Ha causado otra honda conmoción más en la sociedad valenciana el informe publicado en este diario por Julia Ruiz acerca de los dispendios gastronómicos de la Conselleria de Medio Ambiente en la época del mandato democrático del presidente Francisco Camps. A mí, personalmente, lo que más morbo

„infantil„ me produce de los desmanes económicos de los políticos, son las facturas de los restaurantes que emergen a la luz y los taquígrafos. ¿Por qué? Por mi dedicación al periodismo gastronómico. Como ya es notorio que no hay casi ningún partido que no haya cometido todo tipo de desafueros económicos, individualmente o en grupo, me apasiona conocer sus gustos gastronómicos, «lo que comen».

Hoy nadie es inocente hasta que no lo demuestre (el mundo del derecho al revés debido a las documentadas informaciones en los medios de comunicación), ni la derecha, ni la izquierda, ni los sindicatos (el caso multimillonario de los falsos ERE y cursos de formación andaluces de UGT, o el del histórico líder sindicalista asturiano de SOMA-UGT, José Angel Fernández Villa, que ocultó a Hacienda 1,4 millones de euros). Este Antonio Molina del filme Esa voz es una mina, sin parentesco ético con los mineros explotados y el rostro cubierto de hollín de la película ¡Qué verde era mi valle! (John Ford, 1941), era quien organizaba anualmente la mascarada de la fiesta minera de Rodiezmo, adonde iban los altos jefes sindicalistas y el presidente del Gobierno socialista. Todos con un pañuelo rojo anudado en el cuello y cantando La Internacional, puño más o menos cerrado y en alto (a algunos les daba rubor cerrarlo demasiado).

La explicación al robo masivo, ¿más unos que otros?; ¿y Jordi Pujol and family? (¿serán perdonados por la Moreneta de Montserrat, también desilusionada por estas ovejas descarriadas?), la dio, en este mismo diario (22-10-2014), el ayudante del fiscal del distrito del Estado norteamericano de Connecticut, David Zagaja, vinculado a Valencia: «Está claro que la corrupción viene con el poder». Pura y lúcida síntesis pragmática norteamericana. Y proseguía: «El alcalde de mi ciudad [Hartford, la capital de Connecticut] está a punto de entrar en la cárcel y el gobernador ha sido condenado por segunda vez». Podemos deducir, pues, que las facturas de los políticos cuando comen en los restaurantes y las cargan al erario público, aún siendo un hecho absolutamente condenable, no dejan de asemejarse a una brizna de paja en un inmenso pajar.

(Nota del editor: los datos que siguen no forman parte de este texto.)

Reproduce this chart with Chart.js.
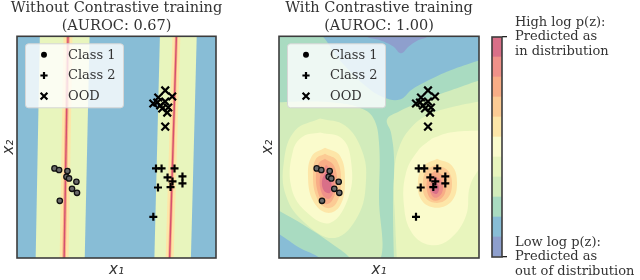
<!DOCTYPE html>
<html>
<head>
<meta charset="utf-8">
<script src="https://cdn.jsdelivr.net/npm/chart.js@4.4.1/dist/chart.umd.min.js"></script>
<style>
  body { margin: 0; background: #fff; }
  #wrap { position: relative; width: 640px; height: 280px; overflow: hidden; }
  canvas { position: absolute; top: 0; }
</style>
</head>
<body>
<div id="wrap">
  <canvas id="leftChart" width="233" height="280" style="left:0"></canvas>
  <canvas id="rightChart" width="278" height="280" style="left:240px"></canvas>
  <canvas id="barChart" width="160" height="280" style="left:480px"></canvas>
</div>
<script>
// contour level colours, low log p(z) -> high log p(z)
const levelColors = ['#8e9fcd', '#88bdd6', '#a9dbc1', '#d2ecbb', '#e8f5bd', '#fafbcc',
                     '#fde6a8', '#fccb94', '#f8ad86', '#ef9189', '#d96f88'];

// points (same samples in both panels), x in 0..200, y in 0..221
const class1X = [37.7, 42.3, 50.7, 49.7, 52.3, 59.7, 55.3, 60.3, 43];
const class1Y = [89.3, 87.7, 86.7, 81, 79.3, 76, 69, 65, 57];
const class2X = [139.7, 145.3, 158.3, 151.3, 156.3, 166.3, 166.3, 141.7, 154.3, 137];
const class2Y = [89.3, 89.3, 89.3, 80.3, 76.3, 81.3, 74.3, 70.3, 70.7, 41];
const oodX = [149, 156, 142, 137, 144, 152, 151, 141, 149, 146, 149];
const oodY = [167, 161, 160, 154, 152, 150, 145, 155, 156, 149, 131];
const seriesNames = ['Class 1', 'Class 2', 'OOD'];

const titleLeft = ['Without Contrastive training', '(AUROC: 0.67)'];
const titleRight = ['With Contrastive training', '(AUROC: 1.00)'];
const colorbarTop = ['High log p(z):', 'Predicted as', 'in distribution'];
const colorbarBottom = ['Low log p(z):', 'Predicted as', 'out of distribution'];

// left panel: vertical bands
const leftBase = [[-5, -5], [205, -5], [205, 226], [-5, 226]];
const stripeAGreen = [[23, 224], [73, 224], [68, -3], [18.7, -3]];
const stripeAYellow = [[46.8, 224], [55.8, 224], [51.8, -3], [42.8, -3]];
const stripeAOrange = [[49.5, 224], [53.1, 224], [49.1, -3], [45.5, -3]];
const stripeARidge = [[51.3, 224], [47.3, -3]];
const stripeBGreen = [[143.7, 224], [180.7, 224], [174.7, -3], [138, -3]];
const stripeBYellow = [[156.3, 224], [164.3, 224], [157.3, -3], [149.3, -3]];
const stripeBOrange = [[158.8, 224], [161.8, 224], [154.8, -3], [151.8, -3]];
const stripeBRidge = [[160.3, 224], [153.3, -3]];

// right panel: filled contour regions
const rightBase = [[-5, -5], [205, -5], [205, 226], [-5, 226]];
const rightL2 = [[-5, 226], [36, 226], [61, 197], [86, 172], [105, 160], [121, 158], [133, 168],
                 [149, 177], [171, 187], [200, 197], [205, 198], [205, -5], [41, -5], [41, 0], [21, 10], [0, 24], [-5, 26]];
const rightL0 = [[87, 226], [87, 221], [101, 217], [114, 211], [122, 204], [130, 211], [139, 217], [149, 221], [149, 226]];
const rightL3a = [[-5, 155], [25, 156], [55, 155], [80, 150], [94, 140], [100, 115], [100, 60], [100, -5],
                  [71, -5], [71, 0], [56, 12], [31, 29], [0, 47], [-5, 49]];
const rightL3b = [[115, -5], [114, 50], [115, 100], [112, 125], [108, 138], [120, 146], [140, 155], [160, 163],
                  [180, 170], [200, 177], [205, 178], [205, -5]];
const rightL4a = [[41, 139], [66, 132], [83, 107], [87, 77], [79, 42], [56, 20], [26, 35], [7, 62], [5, 97], [16, 127]];
const rightL4b = [[118, -5], [116, 40], [115, 80], [120, 110], [135, 133], [155, 145], [180, 152], [200, 156], [205, 157], [205, -5]];
const rightL5a = [[41, 125], [63, 119], [72, 97], [70, 62], [51, 35], [26, 47], [12, 72], [14, 107], [24, 121]];
const rightL5b = [[153, 119], [171, 125], [200, 127], [205, 127], [205, 100], [191, 72], [187, 42], [171, 19],
                  [151, 13], [133, 25], [125, 52], [127, 85], [139, 107]];
const rightL6a = [[46, 110], [61, 102], [66, 77], [61, 52], [48, 45], [34, 57], [29, 82], [33, 102]];
const rightL7a = [[46, 104], [58, 97], [62, 75], [57, 54], [47, 50], [37, 62], [34, 85], [37, 99]];
const rightL8a = [[46, 99], [55, 92], [58, 74], [53, 57], [46, 54], [39, 65], [37, 85], [40, 95]];
const rightL9a = [[47, 93], [54, 85], [55, 69], [50, 59], [43, 64], [41, 81]];
const rightL10a = [[47, 86], [52, 77], [51, 65], [45, 67], [43, 77]];
const rightL6b = [[158, 99], [173, 92], [178, 75], [173, 57], [158, 50], [143, 57], [139, 77], [145, 92]];
const rightL7b = [[157, 93], [169, 87], [173, 73], [168, 59], [156, 55], [146, 61], [144, 77], [148, 88]];
const rightL8b = [[156, 87], [165, 81], [167, 69], [162, 59], [153, 58], [148, 67], [149, 80]];
const rightL9b = [[156, 82], [163, 76], [163, 65], [156, 60], [151, 67], [152, 77]];
const rightL10b = [[156, 77], [160, 71], [158, 64], [153, 66], [153, 73]];

// back to front
const leftRegions = [[1, leftBase], [4, stripeAGreen], [6, stripeAYellow], [8, stripeAOrange],
                     [4, stripeBGreen], [6, stripeBYellow], [8, stripeBOrange]];
const rightRegions = [[1, rightBase], [2, rightL2], [0, rightL0], [3, rightL3a], [3, rightL3b],
                      [4, rightL4a], [4, rightL4b], [5, rightL5a], [5, rightL5b], [6, rightL6a], [6, rightL6b],
                      [7, rightL7a], [7, rightL7b], [8, rightL8a], [8, rightL8b], [9, rightL9a], [9, rightL9b],
                      [10, rightL10a], [10, rightL10b]];

const serif = 'DejaVu Serif';
const textColor = '#333';
const markerStyles = [
  { pointStyle: 'circle', radius: 2.7, legendRadius: 2.3, borderWidth: 1.3, bg: '#6a6a6a', border: '#111' },
  { pointStyle: 'cross', radius: 4, legendRadius: 3.6, borderWidth: 2.2, bg: '#000', border: '#000' },
  { pointStyle: 'crossRot', radius: 5.4, legendRadius: 4.8, borderWidth: 2.2, bg: '#000', border: '#000' },
];

const toPts = (xs, ys) => xs.map((x, i) => ({ x: x, y: ys[i] }));
const closed = poly => poly.concat([poly[0]]).map(([x, y]) => ({ x: x, y: y }));

function regionSets(regions, tension) {
  return regions.map(([lvl, poly]) => ({
    data: closed(poly),
    showLine: true,
    fill: 'shape',
    backgroundColor: levelColors[lvl],
    borderColor: 'transparent',
    borderWidth: 0,
    pointRadius: 0,
    tension: tension,
  }));
}

function ridgeSet(line) {
  return {
    data: line.map(([x, y]) => ({ x: x, y: y })),
    showLine: true, fill: false,
    borderColor: '#d5506f', borderWidth: 1.4, pointRadius: 0,
  };
}

function pointSets() {
  return [[class1X, class1Y], [class2X, class2Y], [oodX, oodY]].map(([xs, ys], i) => ({
    label: seriesNames[i],
    data: toPts(xs, ys),
    showLine: false,
    pointStyle: markerStyles[i].pointStyle,
    pointRadius: markerStyles[i].radius,
    pointBorderWidth: markerStyles[i].borderWidth,
    pointBackgroundColor: markerStyles[i].bg,
    pointBorderColor: markerStyles[i].border,
  }));
}

function withOrder(sets) {
  // first = back, last = front
  sets.forEach((d, i) => { d.order = sets.length - i; });
  return sets;
}

const framePlugin = {
  id: 'frame',
  afterDatasetsDraw(chart) {
    const { ctx, chartArea: a } = chart;
    ctx.save();
    ctx.strokeStyle = '#3c3c3c';
    ctx.lineWidth = 1.6;
    ctx.strokeRect(a.left, a.top, a.right - a.left, a.bottom - a.top);
    ctx.restore();
  }
};

// legend box inside the plot (drawn after the contours)
const boxLegend = {
  id: 'boxLegend',
  afterDraw(chart) {
    const { ctx, chartArea: a } = chart;
    const x = a.left + 8, y = a.top + 7, w = 98, h = 64;
    ctx.save();
    ctx.beginPath();
    if (ctx.roundRect) ctx.roundRect(x + 0.5, y + 0.5, w, h, 3); else ctx.rect(x + 0.5, y + 0.5, w, h);
    ctx.fillStyle = 'rgba(255,255,255,0.8)';
    ctx.fill();
    ctx.strokeStyle = '#d6d6d6';
    ctx.lineWidth = 1;
    ctx.stroke();
    seriesNames.forEach((name, i) => {
      const cy = y + 11.5 + i * 20.7;
      const m = markerStyles[i];
      ctx.fillStyle = '#000';
      ctx.strokeStyle = '#000';
      ctx.lineWidth = m.borderWidth;
      Chart.helpers.drawPoint(ctx, { pointStyle: m.pointStyle, radius: m.legendRadius, borderWidth: m.borderWidth, rotation: 0 }, x + 19, cy);
      ctx.fillStyle = textColor;
      ctx.font = '13px "' + serif + '"';
      ctx.textBaseline = 'middle';
      ctx.textAlign = 'left';
      ctx.fillText(name, x + 43, cy + 0.5);
    });
    ctx.restore();
  }
};

function panelOptions(title, yWidth, yTitlePad) {
  return {
    responsive: false,
    animation: false,
    devicePixelRatio: 1,
    layout: { padding: 0 },
    plugins: {
      legend: { display: false },
      tooltip: { enabled: false },
      title: {
        display: true, text: title, color: textColor,
        font: { family: serif, size: 14.5, weight: 'normal', lineHeight: 1.2 },
        padding: { top: 0, bottom: 1.5 }
      }
    },
    scales: {
      x: {
        type: 'linear', min: 0, max: 200,
        grid: { display: false }, border: { display: false }, ticks: { display: false },
        title: { display: true, text: 'x₁', color: textColor,
                 font: { family: 'DejaVu Sans', size: 15, style: 'italic' }, padding: { top: 0, bottom: 1 } },
        afterFit: s => { s.height = 22; }
      },
      y: {
        type: 'linear', min: 0, max: 221,
        grid: { display: false }, border: { display: false }, ticks: { display: false },
        title: { display: true, text: 'x₂', color: textColor,
                 font: { family: 'DejaVu Sans', size: 15, style: 'italic' }, padding: { top: yTitlePad, bottom: 0 } },
        afterFit: s => { s.width = yWidth; }
      },
      // empty axis on the right, keeps the title centred over the plot
      yPad: {
        type: 'linear', position: 'right', display: true,
        grid: { display: false }, border: { display: false }, ticks: { display: false },
        afterFit: s => { s.width = yWidth; }
      }
    }
  };
}

const leftSets = withOrder(regionSets(leftRegions, 0)
  .concat([ridgeSet(stripeARidge), ridgeSet(stripeBRidge)])
  .concat(pointSets()));

new Chart(document.getElementById('leftChart'), {
  type: 'scatter',
  data: { datasets: leftSets },
  options: panelOptions(titleLeft, 17, 0),
  plugins: [framePlugin, boxLegend]
});

const rightSets = withOrder(regionSets(rightRegions, 0.4).concat(pointSets()));

new Chart(document.getElementById('rightChart'), {
  type: 'scatter',
  data: { datasets: rightSets },
  options: panelOptions(titleRight, 39, 19),
  plugins: [framePlugin, boxLegend]
});

// colour bar: one stacked bar, one block per contour level
new Chart(document.getElementById('barChart'), {
  type: 'bar',
  data: {
    labels: [''],
    datasets: levelColors.map(c => ({
      data: [1], backgroundColor: c, borderWidth: 0, barPercentage: 1, categoryPercentage: 1
    }))
  },
  options: {
    responsive: false,
    animation: false,
    devicePixelRatio: 1,
    layout: { padding: { left: 12, right: 0, top: 37, bottom: 23 } },
    plugins: { legend: { display: false }, tooltip: { enabled: false } },
    scales: {
      x: { display: false, stacked: true },
      y: {
        position: 'right', stacked: true, min: 0, max: levelColors.length,
        grid: { drawOnChartArea: false, drawTicks: true, tickLength: 5, color: '#222', lineWidth: 1.3 },
        border: { display: false },
        afterBuildTicks: s => { s.ticks = [{ value: 0 }, { value: levelColors.length }]; },
        ticks: {
          autoSkip: false, padding: 8, color: textColor,
          font: { family: serif, size: 13, lineHeight: 1.14 },
          callback: v => (v === levelColors.length ? colorbarTop : colorbarBottom)
        },
        afterFit: s => { s.width = 138; s.paddingTop = 0; s.paddingBottom = 0; }
      }
    }
  },
  plugins: [framePlugin]
});
</script>
</body>
</html>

Me ha llamado la atención en el informe de Julia Ruiz que en un restaurante al cual conozco muy bien, aunque hace tres años que no voy (tengo mis razones: no puedo cargar mis comidas a la Generalitat), facturan un entrecot de «buey» a 60 euros. ¿Buey o vaca? He aquí la cuestión. Sería, seguro, vaca, de la llamada vieja (mucho más sabrosa que la ternera por la infiltración de grasa). Bueyes ya no quedan desde que el tractor John Deere los reemplazó en las labores agrícolas „por su fortaleza„ a mediados de los años 50 del siglo XX. Queda alguno, en Portugal o Galicia. El buey, por lo costosa que resulta su crianza y producción, es muy escaso. La vaca vieja copa prácticamente un 98 % del mercado y su grasa es más amarillenta. En España hay una empresa, Valles del Esla, que cría bueyes. Pero por la ignorancia o la picaresca de ciertos hosteleros, cuando en una carta se lee buey hay que leer vaca.

Sí, 60 euros por un entrecot de vaca no es ninguna ganga. Una ración de lubina (27 euros) es un precio de mercado correcto, si era del mar. Pero no si provenía de alguna piscifactoría. Otra de las comidas, tres personas por un importe total de 213 euros, con gamba rayada, quisquillas y algo más (¿qué vino bebieron?: dato muy importante) salió, realizada la oportuna división, a 71 euros por persona, precio usual, de mercado e incluso barato:¿no se trataría de marisco congelado?

Ahora bien, la conclusión y la moraleja finales es que todas esas comidas, incluido el buey de pega, las debieron abonar con su dinero y no esconderlas en la ingeniosamente bautizada como caja opaca, donde esconden cigalas, quisquillas y, tal vez, bogavantes canadienses.